Теперь я бы хотел заняться сравнением между технологией, регулирующей жизнь, и технологией, дисциплинирующей тело, о чем я вам недавно говорил. Итак, с XVIII века (или, точнее, с конца XVIII века) существуют две технологии власти, которые появились с некоторым временным разрывом и взаимно наложились друг на друга. Техника дициплинирования сосредоточена на теле, оказывает воздействие на индивидов, манипулирует телом как центром сил, стремясь сделать тела одновременно полезными и послушными. И в то же время есть технология, которая ориентирована не на тело, а на жизнь; она заново группирует присущие населению массовые действия, стремится контролировать серию случайных событий, могущих произойти в живой массе; стремится контролировать (при случае модифицировать) вероятность, во всяком случае, компенсировать ее последствия. Такая технология стремится не к индивидуальной дрессировке, а к глобальному равновесию, к чему-то вроде гомеостаза: к сохранности целого по отношению к внутренним опасностям. Таким образом, технология дрессировки противоположна технологии безопасности или отлична от нее; дисциплинарная технология отличается от технологии страхования или регулирования; в обоих случаях проявляется технология тела, но в одном используется технология, где тело индивидуализировано как организм, наделенный страстями, а в другом технология имеет дело с телами, помещенными в массовые биологические процессы.

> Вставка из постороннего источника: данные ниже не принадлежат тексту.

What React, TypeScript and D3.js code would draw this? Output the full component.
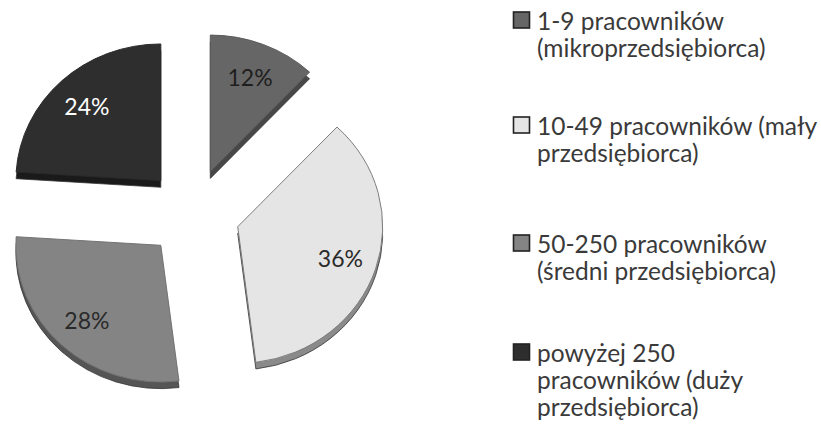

Можно было бы сказать следующее: все происходит так, как если бы власть, для которой суверенитет является модальностью, организующим принципом, оказалась недостаточной для управления экономикой и политическими процессами в обществе, переживающем демографический взрыв и индустриализацию. От старой механики суверенной власти слишком многое ускользало одновременно снизу и сверху, на уровне деталей и на уровне массы. С целью уловить детали осуществилось первое преобразование: приспособление механизмов власти к индивидуальному телу, что сопровождалось надзором и дрессировкой, — это была дисциплина. Конечно, это было приспособление более легкое, самое удобное для реализации. Вот почему оно осуществляется очень рано — с XVII века до начала XVIII века — на локальном уровне, в интуитивных, эмпирических, частичных формах и в ограниченных рамках институтов, таких как школа, госпиталь, казарма, мастерская и т. д. А затем, в конце XVIII века, осуществляется другое преобразование, относящееся к глобальным феноменам, к населению, к биологическим или биосоциологическим процессам, касающимся человеческих масс. Это преобразование, понятно, гораздо более трудное, так как оно требовало создания сложных органов координации и централизации.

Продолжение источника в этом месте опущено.